Lambert is one of five division managers with ABMB Engineers, a local transportation consulting firm. What put him on the map professionally was work he began in 2000 on hurricane evacuation research, when he was working on a master’s in civil engineering at LSU. “We were focusing on contraflow, so we put all these traffic counters on the roads during LSU football games,” he says.
Lambert used that research as the basis for a grant application to the U.S. Department of Transportation to study how to evacuate areas in the wake of terrorist attacks. He spent a year working at the U.S. Department of Transportation on an Eisenhower Fellowship.
His research came in handy during evacuations in advance of Hurricane Ivan in 2004 and Hurricane Katrina in 2005. “If you had a car, you were actually able to get out of New Orleans in a couple of hours for Hurricane Katrina,” he says. “It’s just the very low-mobility people, who didn’t have access to cars, that needed to be addressed during Katrina.”

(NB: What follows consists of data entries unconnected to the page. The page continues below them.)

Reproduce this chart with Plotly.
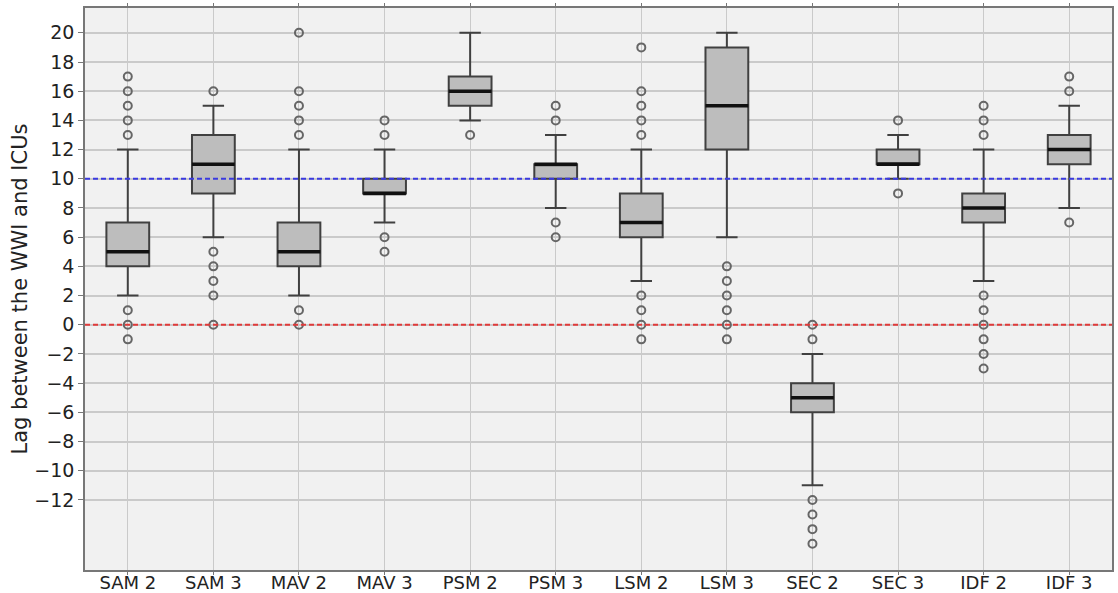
import plotly.graph_objects as go

categories = ["SAM 2", "SAM 3", "MAV 2", "MAV 3", "PSM 2", "PSM 3",
              "LSM 2", "LSM 3", "SEC 2", "SEC 3", "IDF 2", "IDF 3"]
q1 = [4, 9, 4, 9, 15, 10, 6, 12, -6, 11, 7, 11]
median = [5, 11, 5, 9, 16, 11, 7, 15, -5, 11, 8, 12]
q3 = [7, 13, 7, 10, 17, 11, 9, 19, -4, 12, 9, 13]
lower_whisker = [2, 6, 2, 7, 14, 8, 3, 6, -11, 10, 3, 8]
upper_whisker = [12, 15, 12, 12, 20, 13, 12, 20, -2, 13, 12, 15]
outliers = [
    [13, 14, 15, 16, 17, 1, 0, -1],
    [16, 5, 4, 3, 2, 0],
    [20, 16, 15, 14, 13, 1, 0],
    [14, 13, 6, 5],
    [13],
    [15, 14, 7, 6],
    [19, 16, 15, 14, 13, 2, 1, 0, -1],
    [4, 3, 2, 1, 0, -1],
    [0, -1, -12, -13, -14, -15],
    [14, 9],
    [15, 14, 13, 2, 1, 0, -1, -2, -3],
    [17, 16, 7],
]
ref_lines = {"upper": 10, "zero": 0}
y_ticks = list(range(-12, 21, 2))

BOX_W = 0.5
pos = list(range(len(categories)))

fig = go.Figure()
fig.add_trace(go.Box(
    x=pos, q1=q1, median=median, q3=q3,
    lowerfence=lower_whisker, upperfence=upper_whisker,
    width=BOX_W, whiskerwidth=0.5, boxpoints=False,
    fillcolor="#bdbdbd", line=dict(color="#404040", width=2),
    showlegend=False, hoverinfo="skip",
))

# thicker median lines
mx, my = [], []
for i, m in zip(pos, median):
    mx += [i - BOX_W / 2, i + BOX_W / 2, None]
    my += [m, m, None]
fig.add_trace(go.Scatter(x=mx, y=my, mode="lines",
                         line=dict(color="#111111", width=3.5),
                         showlegend=False, hoverinfo="skip"))

ox, oy = [], []
for i, outs in zip(pos, outliers):
    ox += [i] * len(outs)
    oy += outs
fig.add_trace(go.Scatter(x=ox, y=oy, mode="markers",
                         marker=dict(symbol="circle-open", size=8,
                                     color="#666666", line=dict(width=2)),
                         showlegend=False, hoverinfo="skip"))

fig.add_hline(y=ref_lines["upper"], line=dict(color="#3a3ae0", width=2, dash="5px,3px"))
fig.add_hline(y=ref_lines["zero"], line=dict(color="#e03a3a", width=2, dash="5px,3px"))

fig.update_layout(
    width=1118, height=593,
    margin=dict(l=85, r=6, t=8, b=23, autoexpand=False),
    paper_bgcolor="white", plot_bgcolor="#f1f1f1",
    font=dict(family="DejaVu Sans", color="#222222"),
)
fig.update_xaxes(
    range=[-0.5, len(categories) - 0.5], automargin=False,
    tickvals=pos, ticktext=categories,
    tickfont=dict(size=18), showgrid=True, gridcolor="#cacaca", gridwidth=1,
    showline=True, linecolor="#777777", linewidth=1.5, mirror="ticks",
    ticks="outside", ticklen=3, tickcolor="#777777", zeroline=False,
    ticklabelstandoff=-7,
)
fig.update_yaxes(
    range=[-16.8, 21.7], automargin=False,
    tickvals=y_ticks, tickfont=dict(size=19),
    showgrid=True, gridcolor="#cacaca", gridwidth=1.5,
    showline=True, linecolor="#777777", linewidth=1.5, mirror=True,
    ticks="outside", ticklen=5, tickcolor="#777777", zeroline=False,
    title=dict(text="Lag between the WWI and ICUs", font=dict(size=21), standoff=1),
)

fig.write_html("out.html", config={"displayModeBar": False},
               post_script="document.body.style.margin='0';document.body.style.overflow='hidden';")
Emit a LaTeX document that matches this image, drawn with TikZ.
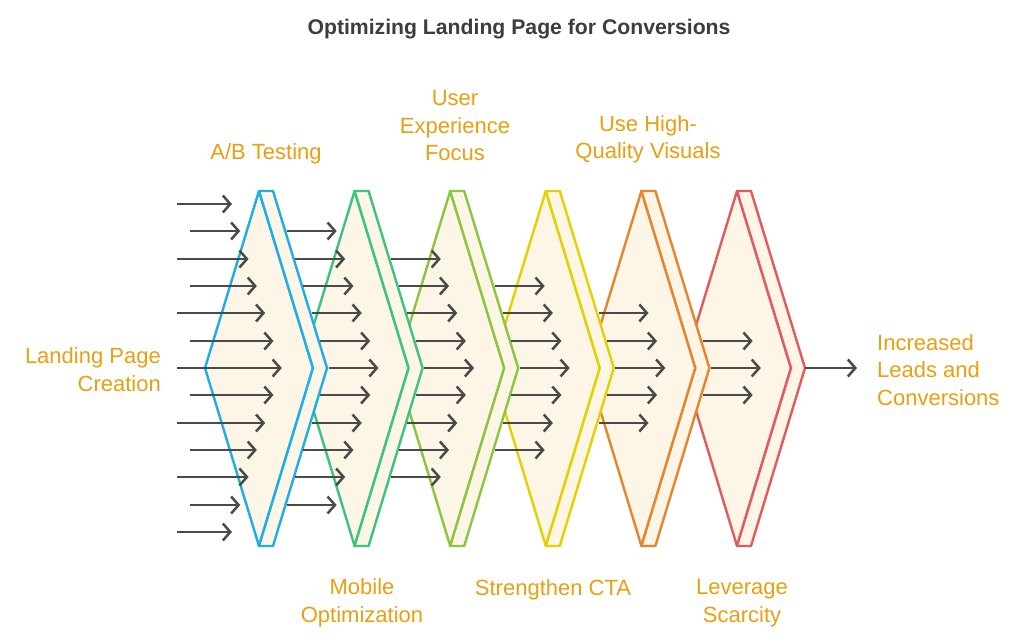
\documentclass[tikz,border=0pt]{standalone}
\usepackage{fontspec}
\setmainfont{Liberation Sans}
\usetikzlibrary{arrows.meta}
\definecolor{cream}{HTML}{FDF5E6}
\definecolor{cblue}{HTML}{1DAEE3}
\definecolor{cgreen}{HTML}{3CC47D}
\definecolor{clime}{HTML}{8CC63F}
\definecolor{cyellow}{HTML}{E5D000}
\definecolor{corange}{HTML}{E5862E}
\definecolor{cred}{HTML}{E25B5B}
\definecolor{labelc}{HTML}{E8A010}
\definecolor{arrowc}{HTML}{4A4A4A}
\definecolor{titlec}{HTML}{3D3D3D}
\begin{document}
\begin{tikzpicture}[x=1pt,y=-1pt,
  chev/.style={fill=cream, line width=2.4pt, line join=round},
  flowarrow/.style={draw=arrowc, line width=2.5pt, -{Straight Barb[length=7.5pt,width=17pt]}},
  lbl/.style={text=labelc, font=\fontsize{22}{27.5}\selectfont, inner sep=0pt, align=center},
  titlestyle/.style={text=titlec, font=\fontsize{21.2}{25}\selectfont\bfseries, inner sep=0pt},
]
\useasboundingbox[fill=white] (0,0) rectangle (1024,642);
% chevrons, back to front
\foreach \i/\c in {5/cred,4/corange,3/cyellow,2/clime,1/cgreen,0/cblue}{
  \pgfmathsetmacro{\xo}{259+95.6*\i}
  \draw[chev, draw=\c] (\xo,191) -- (\xo-54,368) -- (\xo,546) -- (\xo+54,368) -- cycle;
  \draw[chev, draw=\c] (\xo,191) -- (\xo+14,191) -- (\xo+68,368) -- (\xo+14,546) -- (\xo,546) -- (\xo+54,368) -- cycle;
}
% first column of arrows
\foreach \k in {0,...,12}{
  \pgfmathsetmacro{\yy}{round(204+27.33*\k)}
  \pgfmathsetmacro{\xs}{ifthenelse(mod(\k,2)==0,177,190)}
  \pgfmathsetmacro{\xe}{232+8.3*(6-abs(\k-6))}
  \draw[flowarrow] (\xs,\yy) -- (\xe,\yy);
}
% later columns
\foreach \i in {0,...,4}{
  \pgfmathtruncatemacro{\ka}{\i+1}
  \pgfmathtruncatemacro{\kb}{11-\i}
  \foreach \k in {\ka,...,\kb}{
    \pgfmathsetmacro{\yy}{round(204+27.33*\k)}
    \pgfmathsetmacro{\xs}{259+95.6*\i+14+54*(1-abs(\yy-368)/177)+1.5}
    \draw[flowarrow] (\xs,\yy) -- ++(50,0);
  }
}
\coordinate (redtip) at (805,368);
\coordinate (outend) at (857,368);
\draw[flowarrow] (redtip) -- (outend);
% labels
\node[titlestyle] (title) at (519,29.5) {Optimizing Landing Page for Conversions};
\node[lbl] (ab) at (266,153.5) {A/B Testing};
\node[lbl] (ux) at (455,126) {User\\Experience\\Focus};
\node[lbl] (vis) at (648,139.5) {Use High-\\Quality Visuals};
\node[lbl] (mob) at (362,603) {Mobile\\Optimization};
\node[lbl] (cta) at (553,589.5) {Strengthen CTA};
\node[lbl] (scar) at (742,603) {Leverage\\Scarcity};
\node[lbl, anchor=east, align=right] (lp) at (161,369.5) {Landing Page\\Creation};
\node[lbl, anchor=west, align=left] (out) at (877,370) {Increased\\Leads and\\Conversions};
\end{tikzpicture}
\end{document}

Lambert now is working on another project that will impact thousands of people: synchronizing the downtown traffic signals. The $12.7 million improvement is scheduled to be completed by September 2009. Once the work is finished, downtown will be full of “smart” traffic signals that detect when vehicles are waiting for a green light. “We’re looking to promote a kind of progression,” he says.
That project has a lot of challenges—coordinating with the various businesses and government agencies, dealing with all of the ongoing construction and working with old equipment. But Lambert says he likes those obstacles. “It’s never the same in terms of projects,” he says. “There’s a uniqueness from one to the next.”
Age: 36
What is the one thing Baton Rouge can do to help attract and retain highly educated young people?
“Reinvesting in LSU certainly helps by having a great place to go to school. And this is a great place to raise a family. There’s a gap in between the two, and reinvesting in downtown is a way to bridge that.”